After having given up on Banana Yoshimoto's
"N.P." I passed on to another unfamiliar author to me: Ayn Rand, in a collection
of short-stories organized chronologically in order to orient the reader who'll
then be able to follow her progress as an American stylist. After I gave her up on my fourth attempt (the first two and the
two last stories in the collection), I became curious about her. I found
an interesting item by D.B.Johnson which, at the time, I hadn't explored when it
was posted at the Nab-List in Feb.21, 2006.
Cf. Strange Bedfellows: Ayn Rand and Vladimir
Nabokov
by D. Barton
Johnson
For the list, as a revival, I selected one set
of paragraphs by Don, mentioning Chernyshevsky and a reference to Social
Realism's positive heroes for whom "doubt and ambiguity are
unknown..." Nabokov's "negative heroes" (although this is a poor
categorization) offered to me a contrasting cultural background as a
setting for Humbert Humbert, Kinbote, even, Shade.
" Nabokov and Rand shared more than just the
happenstance of time and Russian birth. They shared a milieu in which the
martyred radical literary and social critic Nikolai Chernyshevsky (1828-1889)
was a revered figure in the pantheon of the anti-establishment
intelligentsia....Doubtless, neither Rand nor Nabokov found much to fancy in
Chernyshevsky's socialism. Yet, in a sense, both writers-to-be responded to the
Chernyshevsky tradition in ways that fundamentally shaped their future work.
Rand took her utilitarian view of literature (and style) from
Chernyshevsky-although substituting a very different ideological content.
Chernyshevsky's famous 1863 novel What is to be Done? From Tales about New
People, written in prison, became the progenitor of Socialist Realism and Rand's
Capitalist Realism--although in both cases the "realism" was anything but
"real." Rand, by the way, divided literature into "Naturalism," an odious
value-free approach that focused on the seamy sides of man and society, and
"Romanticism," which exalted the feats of the principled rational individualist
(B. Branden 1986, 24). Her own work she rather oddly termed "Romantic Realism."

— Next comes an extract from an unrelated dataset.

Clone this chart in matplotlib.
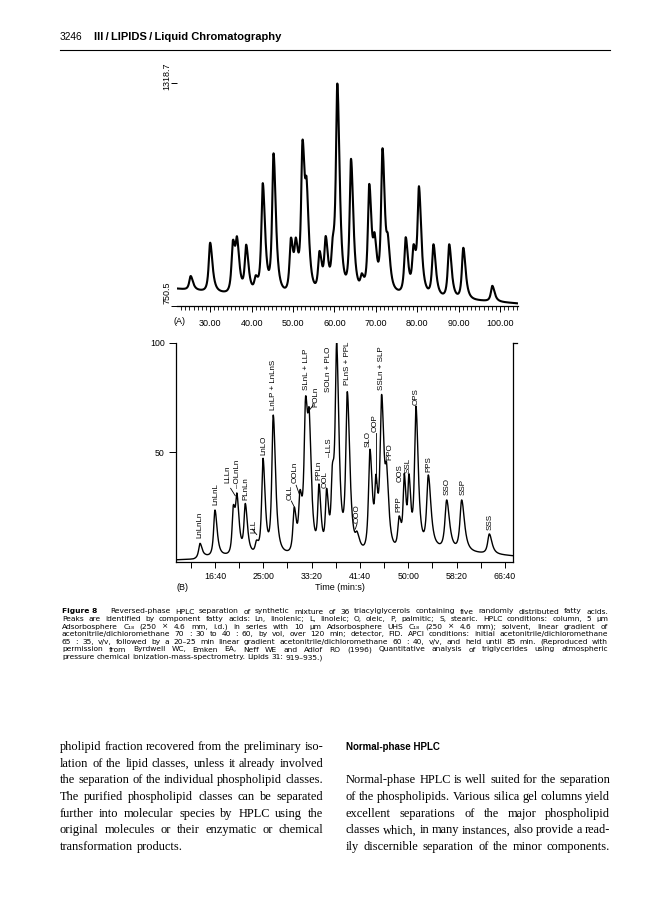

Although her professed model was Victor Hugo (B. Branden 1986, 24-25), any
connoisseur of Russian literature will recognize Chernyshevsky's ascetic
revolutionist Rakhmetov as a major prototype of her literary heroes and
heroines. Rakhmetov was, of course, the foremost representative of "the
new people" heralded in the subtitle of What is to be Done? [...]
Both Chernyshevsky's opus and Rand's Atlas Shrugged center upon a young woman
who is or becomes an entrepreneur. She is one of the new people who will, after
the collapse of the old society, build a better, rational world. Just as John
Galt displays his ideal community to Dagny Taggart, Chernyshevsky's heroine,
Vera Pavlovna, offers her dream vision of a new perfect society. Each novel ends
with the old world on the verge of being replaced by the new-although the
message is obviously much muted in Chernyshevsky's work. Both novels are cast as
mystery melodramas full of didactic harangues. And, not least, both have been
seen as monuments in the women's rights movement...The Soviet Short Literary
Encyclopedia sums up What is to be Done? as a "publicistic, socio-philosophical,
educational novel," something "almost unknown in earlier Russian literature."

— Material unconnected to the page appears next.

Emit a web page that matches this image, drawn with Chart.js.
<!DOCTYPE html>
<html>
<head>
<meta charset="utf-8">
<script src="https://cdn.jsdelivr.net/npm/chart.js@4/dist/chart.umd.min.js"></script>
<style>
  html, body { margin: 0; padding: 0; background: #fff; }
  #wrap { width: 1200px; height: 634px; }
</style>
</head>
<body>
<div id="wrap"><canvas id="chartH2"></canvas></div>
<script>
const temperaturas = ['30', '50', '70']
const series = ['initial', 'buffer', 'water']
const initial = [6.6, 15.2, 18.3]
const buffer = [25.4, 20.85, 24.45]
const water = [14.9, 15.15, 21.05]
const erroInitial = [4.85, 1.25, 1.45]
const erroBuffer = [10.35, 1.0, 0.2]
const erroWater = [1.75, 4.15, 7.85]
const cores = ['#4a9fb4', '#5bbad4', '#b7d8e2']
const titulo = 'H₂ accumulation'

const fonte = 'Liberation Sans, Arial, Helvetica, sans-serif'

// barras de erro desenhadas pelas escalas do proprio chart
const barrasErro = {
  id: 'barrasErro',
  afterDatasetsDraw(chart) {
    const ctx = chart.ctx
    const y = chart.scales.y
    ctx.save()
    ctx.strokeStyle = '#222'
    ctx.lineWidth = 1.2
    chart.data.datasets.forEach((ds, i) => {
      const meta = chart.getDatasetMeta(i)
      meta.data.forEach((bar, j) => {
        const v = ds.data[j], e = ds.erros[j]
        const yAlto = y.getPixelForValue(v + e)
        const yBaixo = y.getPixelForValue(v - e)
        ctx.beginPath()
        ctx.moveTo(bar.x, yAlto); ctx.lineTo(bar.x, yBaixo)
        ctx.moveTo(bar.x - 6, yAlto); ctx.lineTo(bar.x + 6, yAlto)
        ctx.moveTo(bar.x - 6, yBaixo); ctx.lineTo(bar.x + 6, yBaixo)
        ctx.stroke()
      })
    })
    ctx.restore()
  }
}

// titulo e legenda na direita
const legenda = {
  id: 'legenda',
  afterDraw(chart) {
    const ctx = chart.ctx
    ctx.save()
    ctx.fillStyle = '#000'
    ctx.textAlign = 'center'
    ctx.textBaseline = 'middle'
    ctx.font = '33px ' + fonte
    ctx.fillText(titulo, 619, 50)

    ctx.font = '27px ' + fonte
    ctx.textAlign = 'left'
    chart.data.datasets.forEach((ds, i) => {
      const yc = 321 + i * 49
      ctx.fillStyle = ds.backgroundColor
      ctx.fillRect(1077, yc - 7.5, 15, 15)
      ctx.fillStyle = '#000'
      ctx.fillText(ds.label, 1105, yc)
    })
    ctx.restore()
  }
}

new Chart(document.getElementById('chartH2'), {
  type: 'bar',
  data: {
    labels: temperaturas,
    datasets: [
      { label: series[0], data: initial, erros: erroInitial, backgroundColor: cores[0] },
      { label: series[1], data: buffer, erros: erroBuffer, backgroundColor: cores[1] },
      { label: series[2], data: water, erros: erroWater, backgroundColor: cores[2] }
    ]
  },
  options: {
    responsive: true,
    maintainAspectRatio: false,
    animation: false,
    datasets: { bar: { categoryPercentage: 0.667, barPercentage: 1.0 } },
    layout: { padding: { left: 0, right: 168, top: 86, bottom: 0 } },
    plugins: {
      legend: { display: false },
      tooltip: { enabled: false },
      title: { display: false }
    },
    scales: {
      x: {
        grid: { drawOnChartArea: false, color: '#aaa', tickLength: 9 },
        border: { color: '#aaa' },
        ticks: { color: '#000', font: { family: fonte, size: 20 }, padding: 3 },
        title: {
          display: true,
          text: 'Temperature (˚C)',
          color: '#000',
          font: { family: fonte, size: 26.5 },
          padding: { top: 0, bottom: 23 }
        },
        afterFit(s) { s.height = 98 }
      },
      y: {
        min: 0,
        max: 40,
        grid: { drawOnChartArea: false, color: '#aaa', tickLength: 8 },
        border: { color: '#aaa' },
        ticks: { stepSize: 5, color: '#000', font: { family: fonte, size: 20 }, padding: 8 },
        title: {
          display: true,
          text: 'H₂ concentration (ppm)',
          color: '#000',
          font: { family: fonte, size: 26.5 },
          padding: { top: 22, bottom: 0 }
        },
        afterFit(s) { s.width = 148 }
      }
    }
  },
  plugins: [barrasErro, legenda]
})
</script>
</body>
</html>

The description fits Rand's Atlas Shrugged like a glove, and if her opus is not
the first American novel to do so, it is a fine example of that Russian genre
transferred to American soil [...] If Chernyshevsky's 1863 What is to be Done?

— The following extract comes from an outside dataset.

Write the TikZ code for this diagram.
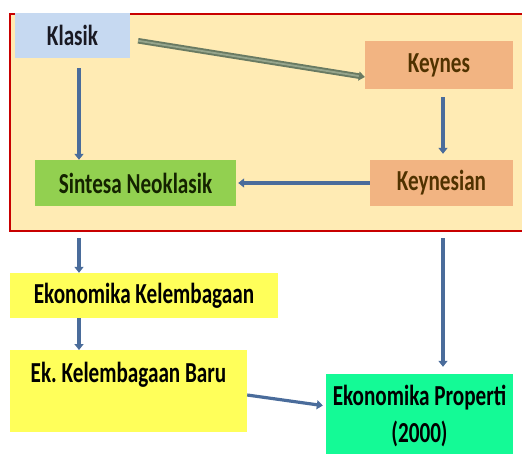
\documentclass[tikz,border=0pt]{standalone}
\usepackage{fontspec}
\setmainfont{Carlito}[FakeStretch=0.73]
\usetikzlibrary{arrows.meta}
\definecolor{framefill}{RGB}{255,235,180}
\definecolor{framered}{RGB}{200,0,0}
\definecolor{klasikfill}{RGB}{198,217,241}
\definecolor{keynesfill}{RGB}{242,180,130}
\definecolor{sintesafill}{RGB}{146,208,80}
\definecolor{ekfill}{RGB}{255,255,90}
\definecolor{propfill}{RGB}{20,250,150}
\definecolor{arrblue}{RGB}{74,108,155}
\definecolor{arrgreen}{RGB}{105,122,98}
\definecolor{arrgreenlight}{RGB}{150,165,140}
\definecolor{browntext}{RGB}{80,50,0}
\definecolor{darktext}{RGB}{25,25,35}
\definecolor{greentext}{RGB}{20,35,0}
\tikzset{
  boxstyle/.style={rectangle, inner sep=0pt, font=\fontsize{29}{37}\selectfont\bfseries\frenchspacing, align=center},
  arr/.style={draw=arrblue, line width=3.2pt, -{Triangle[width=9pt,length=6pt]}},
  dblarr/.style={draw=arrgreen, double=arrgreenlight, double distance=1.8pt, line width=1.9pt, -{Triangle[width=9pt,length=6pt]}}
}
\begin{document}
\begin{tikzpicture}[x=1pt,y=-1pt]
\useasboundingbox (0,0) rectangle (522,453);
\node[rectangle, draw=framered, line width=2.2pt, fill=framefill, minimum width=530pt, minimum height=217pt, anchor=north west, inner sep=0pt] (frame) at (9,13) {};
\node[boxstyle, fill=klasikfill, text=darktext, minimum width=115pt, minimum height=45pt] (klasik) at (72.5,35.5) {Klasik};
\node[boxstyle, fill=keynesfill, text=browntext, minimum width=148pt, minimum height=48pt] (keynes) at (439,65) {Keynes};
\node[boxstyle, fill=sintesafill, text=greentext, minimum width=201pt, minimum height=46pt] (sintesa) at (135.5,183) {Sintesa Neoklasik};
\node[boxstyle, fill=keynesfill, text=browntext, minimum width=143pt, minimum height=46pt] (keynesian) at (441.5,183) {Keynesian};
\node[boxstyle, fill=ekfill, text=black, minimum width=268pt, minimum height=45pt] (ekk) at (144,295.5) {Ekonomika Kelembagaan};
\node[boxstyle, fill=ekfill, text=black, minimum width=237pt, text height=32pt, text depth=50pt, anchor=north] (ekb) at (128.5,350) {Ek. Kelembagaan Baru};
\node[boxstyle, fill=propfill, text=black, minimum width=187pt, minimum height=84pt] (prop) at (419.5,416) {Ekonomika Properti\\(2000)};
% connectors
\draw[dblarr, shorten <=8pt] ([yshift=-4pt]klasik.east) -- ([yshift=-12pt]keynes.west);
\draw[arr, shorten <=10pt] ([xshift=6.5pt]klasik.south) -- ([xshift=6.5pt]klasik.south |- sintesa.north);
\draw[arr, shorten <=8pt, shorten >=6pt] ([xshift=4pt]keynes.south) -- ([xshift=4pt]keynes.south |- keynesian.north);
\draw[arr, shorten >=2pt] (keynesian.west) -- (sintesa.east);
\draw[arr, shorten <=6pt] (frame.south -| klasik.south) ++(6.5,0) coordinate (fa) (fa) -- (fa |- ekk.north);
\draw[arr] ([xshift=-65pt]ekk.south) -- ([xshift=-65pt]ekk.south |- ekb.north);
\draw[arr, shorten <=6pt, shorten >=7pt] (frame.south -| keynes.south) ++(4,0) coordinate (fb) (fb) -- (fb |- prop.north);
\draw[arr, shorten >=3pt] ([yshift=-4pt]ekb.east |- 0,391) -- ([yshift=10pt]prop.west);
\end{tikzpicture}
\end{document}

is the grandmother of Socialist Realism, the birth-mother is Maxim Gorky's
1906 Mother which tells of the radicalization (and martyrdom) of the widowed
mother of a young factory worker, a revolutionary, who attempts to organize a
strike[...] The crudely propagandistic Russian novel was written, oddly enough,
in the Adirondacks where Gorky had retreated [...] Gorky had come to America to
rally foreign support for the Russian workers movement [...] The novel, written
for the express purpose of sanctifying its heroes and heroines and demonizing
their opponents, first appeared in Appleton Magazine thus giving an
American family magazine the honor of publishing the foundation work of
Socialist Realism.[...] Katerina Clark in her The Soviet Novel: History as
Ritual carefully establishes the links between Gorky's potboiler and
Chernyshevsky's What is to be Done? (1985, 28 and 52-67). [...] In 1934,
Socialist Realism was officially declared the sole legitimate category of Soviet
literature and Gorky's Mother was its foundation work [...] A key phrase is
"reality in its revolutionary development," which in practice means not reality,
but "a reality" interpreted in terms of the ideal overarching goal of the
inevitable achievement of a Communist society. A second corollary is "the
positive hero," described by one Soviet writer as "a peak of humanity from whose
height the future can be seen" (Tertz 1960, 172). Doubt and ambiguity are
unknown to these heroes."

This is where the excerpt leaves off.